§ Record excerpts:
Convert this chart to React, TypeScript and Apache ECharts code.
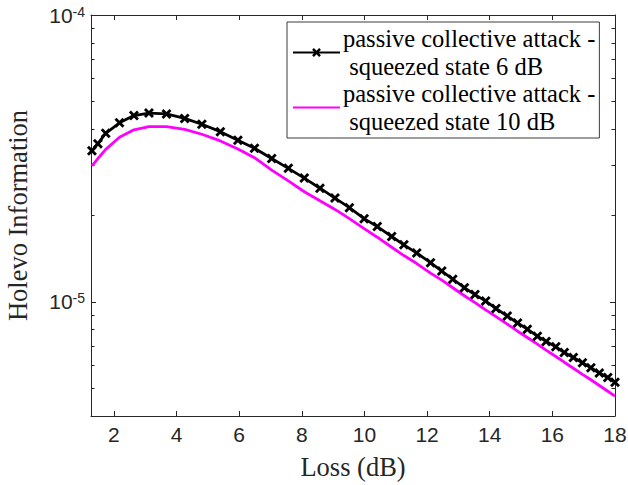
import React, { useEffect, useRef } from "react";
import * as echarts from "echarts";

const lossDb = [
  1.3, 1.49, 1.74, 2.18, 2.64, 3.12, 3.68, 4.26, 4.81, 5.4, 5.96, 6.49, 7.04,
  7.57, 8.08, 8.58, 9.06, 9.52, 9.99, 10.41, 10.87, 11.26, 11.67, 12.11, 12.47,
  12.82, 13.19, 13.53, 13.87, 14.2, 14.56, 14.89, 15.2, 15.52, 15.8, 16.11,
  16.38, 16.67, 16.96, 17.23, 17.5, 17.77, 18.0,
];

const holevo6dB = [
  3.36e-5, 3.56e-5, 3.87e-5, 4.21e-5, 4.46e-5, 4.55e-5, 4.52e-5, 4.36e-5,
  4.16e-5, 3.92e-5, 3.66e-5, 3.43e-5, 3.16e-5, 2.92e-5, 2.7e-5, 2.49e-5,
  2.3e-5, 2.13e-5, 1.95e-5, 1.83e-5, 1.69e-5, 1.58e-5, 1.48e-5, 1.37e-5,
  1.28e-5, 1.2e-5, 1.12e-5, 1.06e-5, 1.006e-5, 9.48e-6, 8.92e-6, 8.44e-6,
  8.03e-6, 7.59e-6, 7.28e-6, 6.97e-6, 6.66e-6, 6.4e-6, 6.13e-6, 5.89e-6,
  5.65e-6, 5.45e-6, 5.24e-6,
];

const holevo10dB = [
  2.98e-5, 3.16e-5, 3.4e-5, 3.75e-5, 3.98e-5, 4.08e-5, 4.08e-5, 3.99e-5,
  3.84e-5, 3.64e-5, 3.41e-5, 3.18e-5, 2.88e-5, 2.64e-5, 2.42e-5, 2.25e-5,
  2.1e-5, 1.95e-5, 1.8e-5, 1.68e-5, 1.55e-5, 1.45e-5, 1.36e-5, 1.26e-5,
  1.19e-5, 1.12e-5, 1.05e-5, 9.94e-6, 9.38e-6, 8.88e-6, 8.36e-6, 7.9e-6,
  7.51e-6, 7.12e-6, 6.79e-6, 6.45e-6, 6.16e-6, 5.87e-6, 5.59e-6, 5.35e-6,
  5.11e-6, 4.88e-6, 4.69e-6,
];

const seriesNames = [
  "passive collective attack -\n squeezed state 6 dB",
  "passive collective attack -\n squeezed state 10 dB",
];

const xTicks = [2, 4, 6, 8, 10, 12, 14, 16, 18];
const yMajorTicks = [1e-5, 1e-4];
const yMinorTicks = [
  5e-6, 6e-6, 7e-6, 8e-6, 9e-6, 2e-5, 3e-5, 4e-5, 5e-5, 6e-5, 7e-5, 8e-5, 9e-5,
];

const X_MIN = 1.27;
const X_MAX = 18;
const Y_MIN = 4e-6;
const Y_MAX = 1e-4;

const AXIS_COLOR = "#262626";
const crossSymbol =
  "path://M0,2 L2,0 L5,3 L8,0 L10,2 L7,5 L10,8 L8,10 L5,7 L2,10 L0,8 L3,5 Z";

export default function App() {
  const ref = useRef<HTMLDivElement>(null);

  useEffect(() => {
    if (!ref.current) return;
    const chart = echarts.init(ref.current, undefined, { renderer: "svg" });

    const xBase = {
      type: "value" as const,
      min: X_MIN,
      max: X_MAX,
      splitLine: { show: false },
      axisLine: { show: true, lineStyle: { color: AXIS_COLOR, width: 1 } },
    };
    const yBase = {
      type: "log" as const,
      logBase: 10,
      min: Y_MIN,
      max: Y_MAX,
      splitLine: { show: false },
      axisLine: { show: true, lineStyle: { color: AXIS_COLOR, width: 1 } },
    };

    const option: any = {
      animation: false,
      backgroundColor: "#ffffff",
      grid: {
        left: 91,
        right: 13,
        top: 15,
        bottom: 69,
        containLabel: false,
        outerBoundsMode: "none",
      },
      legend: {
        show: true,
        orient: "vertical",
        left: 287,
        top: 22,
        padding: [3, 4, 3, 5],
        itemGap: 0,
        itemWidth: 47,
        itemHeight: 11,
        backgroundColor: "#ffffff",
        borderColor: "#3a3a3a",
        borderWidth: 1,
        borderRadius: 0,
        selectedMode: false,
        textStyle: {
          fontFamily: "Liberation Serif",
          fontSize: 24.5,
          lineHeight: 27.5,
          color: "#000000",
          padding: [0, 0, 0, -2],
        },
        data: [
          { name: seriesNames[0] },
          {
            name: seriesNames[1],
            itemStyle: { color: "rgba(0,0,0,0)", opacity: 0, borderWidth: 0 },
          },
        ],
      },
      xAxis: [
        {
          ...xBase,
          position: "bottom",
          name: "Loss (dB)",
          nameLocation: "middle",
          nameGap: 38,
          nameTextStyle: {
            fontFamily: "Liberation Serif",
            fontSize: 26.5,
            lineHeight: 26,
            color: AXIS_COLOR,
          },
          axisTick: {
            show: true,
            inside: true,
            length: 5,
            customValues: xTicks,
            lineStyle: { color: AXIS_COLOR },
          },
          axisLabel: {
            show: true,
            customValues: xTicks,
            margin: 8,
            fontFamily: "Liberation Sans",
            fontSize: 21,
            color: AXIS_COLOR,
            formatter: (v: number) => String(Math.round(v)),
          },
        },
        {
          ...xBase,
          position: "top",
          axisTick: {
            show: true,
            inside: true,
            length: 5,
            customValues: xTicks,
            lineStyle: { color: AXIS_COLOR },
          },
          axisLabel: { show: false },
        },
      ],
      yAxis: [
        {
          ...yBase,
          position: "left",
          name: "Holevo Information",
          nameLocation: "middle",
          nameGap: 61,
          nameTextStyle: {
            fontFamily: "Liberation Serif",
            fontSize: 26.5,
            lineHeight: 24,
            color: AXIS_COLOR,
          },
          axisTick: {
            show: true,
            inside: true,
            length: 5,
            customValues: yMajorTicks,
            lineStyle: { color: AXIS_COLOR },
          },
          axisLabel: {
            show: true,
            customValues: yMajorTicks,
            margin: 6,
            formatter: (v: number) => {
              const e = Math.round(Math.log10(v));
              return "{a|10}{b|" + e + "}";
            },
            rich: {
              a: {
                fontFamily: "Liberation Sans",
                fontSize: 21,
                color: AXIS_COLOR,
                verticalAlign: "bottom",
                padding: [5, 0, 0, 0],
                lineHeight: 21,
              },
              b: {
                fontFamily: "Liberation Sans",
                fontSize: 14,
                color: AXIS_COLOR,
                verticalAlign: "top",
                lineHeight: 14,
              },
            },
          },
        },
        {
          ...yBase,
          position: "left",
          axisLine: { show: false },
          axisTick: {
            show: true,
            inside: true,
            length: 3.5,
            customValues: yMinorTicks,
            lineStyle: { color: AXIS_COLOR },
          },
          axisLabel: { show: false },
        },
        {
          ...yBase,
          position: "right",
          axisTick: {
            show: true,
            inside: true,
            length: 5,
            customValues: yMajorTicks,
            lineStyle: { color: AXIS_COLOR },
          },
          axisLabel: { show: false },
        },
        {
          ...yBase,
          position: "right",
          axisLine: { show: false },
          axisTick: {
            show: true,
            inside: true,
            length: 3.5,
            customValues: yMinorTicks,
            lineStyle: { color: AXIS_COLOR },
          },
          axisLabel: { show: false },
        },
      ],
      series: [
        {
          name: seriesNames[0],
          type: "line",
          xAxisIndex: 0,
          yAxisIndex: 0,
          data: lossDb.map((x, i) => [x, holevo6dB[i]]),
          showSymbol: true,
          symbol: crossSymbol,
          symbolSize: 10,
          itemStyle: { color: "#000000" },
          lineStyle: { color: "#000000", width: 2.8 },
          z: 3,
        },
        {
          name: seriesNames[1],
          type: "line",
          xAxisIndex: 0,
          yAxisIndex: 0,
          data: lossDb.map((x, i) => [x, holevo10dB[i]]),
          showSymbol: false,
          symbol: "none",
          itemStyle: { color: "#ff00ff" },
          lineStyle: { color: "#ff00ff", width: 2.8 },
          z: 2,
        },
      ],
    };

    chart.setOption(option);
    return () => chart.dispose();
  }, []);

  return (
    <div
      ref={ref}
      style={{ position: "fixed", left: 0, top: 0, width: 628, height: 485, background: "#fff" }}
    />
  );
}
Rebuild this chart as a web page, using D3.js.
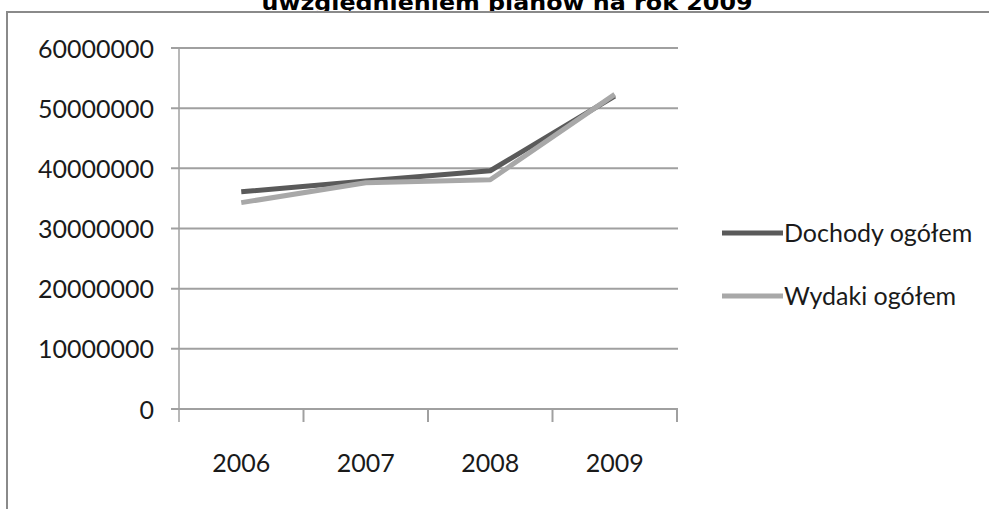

§ Requirement: Return the material line for line, from its beginning to the line that contains "import * as", with the pictures left out.

§ Answer to this problem:
Convert this chart to React, TypeScript and Apache ECharts code.
import React, { useEffect, useRef } from "react";
import * as echarts from "echarts";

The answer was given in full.